Which lines below hold the word "matplotlib"? Copy all of them.

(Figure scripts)
———
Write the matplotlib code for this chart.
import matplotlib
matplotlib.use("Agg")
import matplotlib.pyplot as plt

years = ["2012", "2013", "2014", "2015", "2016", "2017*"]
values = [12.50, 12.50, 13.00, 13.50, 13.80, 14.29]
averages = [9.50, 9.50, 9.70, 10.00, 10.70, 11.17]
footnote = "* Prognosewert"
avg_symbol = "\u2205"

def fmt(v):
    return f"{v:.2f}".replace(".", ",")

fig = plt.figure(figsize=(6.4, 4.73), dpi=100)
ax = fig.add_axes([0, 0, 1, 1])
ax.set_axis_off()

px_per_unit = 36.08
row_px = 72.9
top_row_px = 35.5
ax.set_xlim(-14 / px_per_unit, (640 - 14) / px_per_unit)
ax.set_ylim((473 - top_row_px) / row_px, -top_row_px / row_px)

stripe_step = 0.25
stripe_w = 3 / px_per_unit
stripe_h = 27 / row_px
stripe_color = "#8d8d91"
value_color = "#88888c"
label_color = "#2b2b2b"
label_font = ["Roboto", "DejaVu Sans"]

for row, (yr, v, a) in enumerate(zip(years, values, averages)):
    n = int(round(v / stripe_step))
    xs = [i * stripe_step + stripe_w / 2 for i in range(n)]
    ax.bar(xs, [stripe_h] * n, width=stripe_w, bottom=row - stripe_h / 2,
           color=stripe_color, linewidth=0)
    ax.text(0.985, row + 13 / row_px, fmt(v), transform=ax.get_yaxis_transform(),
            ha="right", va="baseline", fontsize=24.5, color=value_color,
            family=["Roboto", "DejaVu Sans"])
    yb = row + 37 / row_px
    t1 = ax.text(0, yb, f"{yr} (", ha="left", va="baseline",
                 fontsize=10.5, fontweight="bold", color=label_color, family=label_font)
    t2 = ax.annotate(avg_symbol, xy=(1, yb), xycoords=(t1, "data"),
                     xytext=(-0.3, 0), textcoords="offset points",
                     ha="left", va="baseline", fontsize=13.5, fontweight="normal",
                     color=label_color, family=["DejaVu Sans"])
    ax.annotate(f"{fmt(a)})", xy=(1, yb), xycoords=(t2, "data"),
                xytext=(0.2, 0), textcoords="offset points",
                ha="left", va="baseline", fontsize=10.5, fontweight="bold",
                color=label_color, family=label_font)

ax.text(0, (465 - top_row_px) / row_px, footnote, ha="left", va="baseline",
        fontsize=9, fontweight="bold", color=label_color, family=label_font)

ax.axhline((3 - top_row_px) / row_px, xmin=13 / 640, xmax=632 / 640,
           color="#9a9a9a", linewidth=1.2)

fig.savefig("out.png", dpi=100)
———
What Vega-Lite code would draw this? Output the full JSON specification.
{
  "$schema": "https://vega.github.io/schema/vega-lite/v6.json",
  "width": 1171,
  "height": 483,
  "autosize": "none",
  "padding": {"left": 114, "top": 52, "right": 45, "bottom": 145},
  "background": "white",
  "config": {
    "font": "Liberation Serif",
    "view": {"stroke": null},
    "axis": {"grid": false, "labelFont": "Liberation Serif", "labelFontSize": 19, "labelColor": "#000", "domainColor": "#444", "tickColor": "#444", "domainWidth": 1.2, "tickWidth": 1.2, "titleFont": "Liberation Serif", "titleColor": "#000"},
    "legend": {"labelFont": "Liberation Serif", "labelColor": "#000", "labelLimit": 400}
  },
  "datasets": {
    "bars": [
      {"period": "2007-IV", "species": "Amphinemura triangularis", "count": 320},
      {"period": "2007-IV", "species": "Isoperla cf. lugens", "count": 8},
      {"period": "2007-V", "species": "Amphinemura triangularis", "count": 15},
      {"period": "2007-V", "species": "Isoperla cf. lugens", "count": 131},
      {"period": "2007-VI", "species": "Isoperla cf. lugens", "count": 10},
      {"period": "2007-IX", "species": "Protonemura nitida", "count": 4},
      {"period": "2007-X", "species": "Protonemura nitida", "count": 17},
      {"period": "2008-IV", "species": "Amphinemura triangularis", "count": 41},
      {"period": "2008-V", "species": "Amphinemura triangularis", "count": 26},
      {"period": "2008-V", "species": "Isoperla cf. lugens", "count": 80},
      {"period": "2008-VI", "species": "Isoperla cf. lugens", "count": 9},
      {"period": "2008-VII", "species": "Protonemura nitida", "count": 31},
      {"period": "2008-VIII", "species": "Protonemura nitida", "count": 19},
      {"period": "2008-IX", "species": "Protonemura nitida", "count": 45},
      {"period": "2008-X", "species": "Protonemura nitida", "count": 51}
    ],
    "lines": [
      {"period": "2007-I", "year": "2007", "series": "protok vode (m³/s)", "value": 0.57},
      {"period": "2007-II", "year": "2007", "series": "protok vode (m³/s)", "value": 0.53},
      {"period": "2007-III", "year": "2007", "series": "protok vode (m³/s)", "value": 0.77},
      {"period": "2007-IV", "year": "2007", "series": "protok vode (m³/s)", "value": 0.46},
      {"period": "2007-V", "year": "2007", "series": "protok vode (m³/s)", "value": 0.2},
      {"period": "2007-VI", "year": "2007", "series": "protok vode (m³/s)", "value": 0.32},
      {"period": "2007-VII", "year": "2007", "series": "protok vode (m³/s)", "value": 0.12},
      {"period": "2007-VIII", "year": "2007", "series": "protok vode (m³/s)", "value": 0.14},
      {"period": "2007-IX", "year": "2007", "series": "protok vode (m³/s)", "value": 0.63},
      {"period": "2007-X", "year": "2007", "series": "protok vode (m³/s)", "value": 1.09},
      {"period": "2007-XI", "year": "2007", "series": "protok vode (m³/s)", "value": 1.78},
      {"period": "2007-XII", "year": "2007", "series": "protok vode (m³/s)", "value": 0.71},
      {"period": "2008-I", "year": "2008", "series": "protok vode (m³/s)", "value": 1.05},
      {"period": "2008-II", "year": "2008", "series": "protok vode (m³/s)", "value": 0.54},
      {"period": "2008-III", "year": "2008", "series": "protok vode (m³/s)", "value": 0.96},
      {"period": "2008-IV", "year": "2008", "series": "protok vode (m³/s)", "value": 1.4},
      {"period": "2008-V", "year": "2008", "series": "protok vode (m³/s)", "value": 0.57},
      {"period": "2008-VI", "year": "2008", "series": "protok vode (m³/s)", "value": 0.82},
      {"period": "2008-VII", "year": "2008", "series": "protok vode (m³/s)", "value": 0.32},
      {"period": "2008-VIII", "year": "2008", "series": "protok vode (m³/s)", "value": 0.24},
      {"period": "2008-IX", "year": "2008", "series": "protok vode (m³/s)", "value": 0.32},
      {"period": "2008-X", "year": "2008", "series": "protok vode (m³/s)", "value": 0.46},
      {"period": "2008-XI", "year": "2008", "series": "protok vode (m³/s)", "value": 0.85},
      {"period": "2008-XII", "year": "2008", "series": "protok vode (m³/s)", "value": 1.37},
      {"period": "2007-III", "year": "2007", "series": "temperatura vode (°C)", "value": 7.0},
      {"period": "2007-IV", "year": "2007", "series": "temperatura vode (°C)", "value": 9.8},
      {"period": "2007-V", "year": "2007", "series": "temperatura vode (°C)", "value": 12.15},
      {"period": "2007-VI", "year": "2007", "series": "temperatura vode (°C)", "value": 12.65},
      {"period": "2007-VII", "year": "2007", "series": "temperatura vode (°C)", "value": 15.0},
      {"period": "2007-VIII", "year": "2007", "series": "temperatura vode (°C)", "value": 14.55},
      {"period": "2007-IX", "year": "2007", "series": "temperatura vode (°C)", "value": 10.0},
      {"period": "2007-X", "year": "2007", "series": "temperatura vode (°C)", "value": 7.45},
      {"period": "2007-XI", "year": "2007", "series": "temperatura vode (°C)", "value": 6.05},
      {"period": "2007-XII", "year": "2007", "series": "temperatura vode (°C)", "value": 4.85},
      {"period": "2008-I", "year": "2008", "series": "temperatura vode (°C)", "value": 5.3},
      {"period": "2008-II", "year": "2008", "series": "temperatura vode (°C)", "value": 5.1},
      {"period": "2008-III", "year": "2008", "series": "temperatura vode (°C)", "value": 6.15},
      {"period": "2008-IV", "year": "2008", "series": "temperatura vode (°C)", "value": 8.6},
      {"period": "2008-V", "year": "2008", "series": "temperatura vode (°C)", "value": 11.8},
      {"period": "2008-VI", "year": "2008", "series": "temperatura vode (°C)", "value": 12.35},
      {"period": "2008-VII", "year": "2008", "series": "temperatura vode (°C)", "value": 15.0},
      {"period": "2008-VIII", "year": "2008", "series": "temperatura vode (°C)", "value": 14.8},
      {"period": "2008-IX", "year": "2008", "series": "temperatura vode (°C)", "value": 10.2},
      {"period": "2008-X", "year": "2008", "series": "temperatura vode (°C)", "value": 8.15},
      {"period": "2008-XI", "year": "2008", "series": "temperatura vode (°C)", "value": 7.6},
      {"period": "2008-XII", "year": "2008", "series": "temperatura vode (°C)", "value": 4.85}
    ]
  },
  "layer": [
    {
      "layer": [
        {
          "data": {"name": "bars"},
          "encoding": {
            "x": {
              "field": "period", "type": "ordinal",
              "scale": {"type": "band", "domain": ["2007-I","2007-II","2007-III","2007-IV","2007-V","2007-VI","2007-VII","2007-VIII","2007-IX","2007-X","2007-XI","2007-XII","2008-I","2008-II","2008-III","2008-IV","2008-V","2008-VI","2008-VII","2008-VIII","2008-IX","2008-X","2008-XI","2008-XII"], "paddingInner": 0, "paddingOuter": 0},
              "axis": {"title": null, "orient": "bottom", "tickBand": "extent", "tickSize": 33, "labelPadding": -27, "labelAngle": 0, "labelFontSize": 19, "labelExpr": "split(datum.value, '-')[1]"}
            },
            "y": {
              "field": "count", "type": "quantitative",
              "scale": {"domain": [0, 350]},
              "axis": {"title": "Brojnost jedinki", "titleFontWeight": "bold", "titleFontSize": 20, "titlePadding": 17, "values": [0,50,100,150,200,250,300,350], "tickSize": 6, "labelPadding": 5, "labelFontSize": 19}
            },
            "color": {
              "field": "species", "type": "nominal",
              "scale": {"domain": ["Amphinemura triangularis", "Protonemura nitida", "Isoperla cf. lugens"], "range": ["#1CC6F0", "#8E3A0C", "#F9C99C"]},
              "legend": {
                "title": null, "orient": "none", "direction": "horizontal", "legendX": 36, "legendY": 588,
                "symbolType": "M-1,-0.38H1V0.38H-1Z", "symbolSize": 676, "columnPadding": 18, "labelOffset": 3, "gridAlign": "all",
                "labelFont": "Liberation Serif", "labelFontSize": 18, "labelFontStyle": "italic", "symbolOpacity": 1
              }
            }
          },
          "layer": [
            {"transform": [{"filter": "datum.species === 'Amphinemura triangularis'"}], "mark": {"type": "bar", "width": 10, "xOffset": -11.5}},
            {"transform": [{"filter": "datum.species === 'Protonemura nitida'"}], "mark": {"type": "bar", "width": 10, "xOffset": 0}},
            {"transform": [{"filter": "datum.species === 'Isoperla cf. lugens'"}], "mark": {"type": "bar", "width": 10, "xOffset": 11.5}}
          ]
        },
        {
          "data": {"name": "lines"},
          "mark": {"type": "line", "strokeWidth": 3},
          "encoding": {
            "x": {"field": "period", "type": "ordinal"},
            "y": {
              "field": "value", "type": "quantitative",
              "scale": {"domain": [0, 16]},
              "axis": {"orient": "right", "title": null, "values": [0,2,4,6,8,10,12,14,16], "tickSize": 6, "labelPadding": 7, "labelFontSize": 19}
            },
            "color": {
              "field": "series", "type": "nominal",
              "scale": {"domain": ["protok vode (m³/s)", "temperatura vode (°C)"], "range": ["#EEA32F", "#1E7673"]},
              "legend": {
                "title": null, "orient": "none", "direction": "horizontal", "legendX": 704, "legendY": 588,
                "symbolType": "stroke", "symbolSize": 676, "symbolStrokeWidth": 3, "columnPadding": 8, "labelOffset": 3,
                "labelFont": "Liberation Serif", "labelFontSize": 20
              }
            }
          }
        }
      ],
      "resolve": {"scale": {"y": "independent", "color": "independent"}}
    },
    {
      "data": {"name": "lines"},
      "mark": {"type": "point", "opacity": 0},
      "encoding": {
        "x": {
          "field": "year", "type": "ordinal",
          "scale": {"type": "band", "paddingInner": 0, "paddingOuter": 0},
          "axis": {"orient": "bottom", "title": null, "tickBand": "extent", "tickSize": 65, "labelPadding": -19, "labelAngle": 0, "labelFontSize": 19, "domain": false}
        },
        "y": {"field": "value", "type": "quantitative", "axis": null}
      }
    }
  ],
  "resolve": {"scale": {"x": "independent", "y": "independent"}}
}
———
■ WRITTEN SOLUTION
Write the matplotlib code for this chart.
import matplotlib
matplotlib.use("Agg")
import matplotlib.pyplot as plt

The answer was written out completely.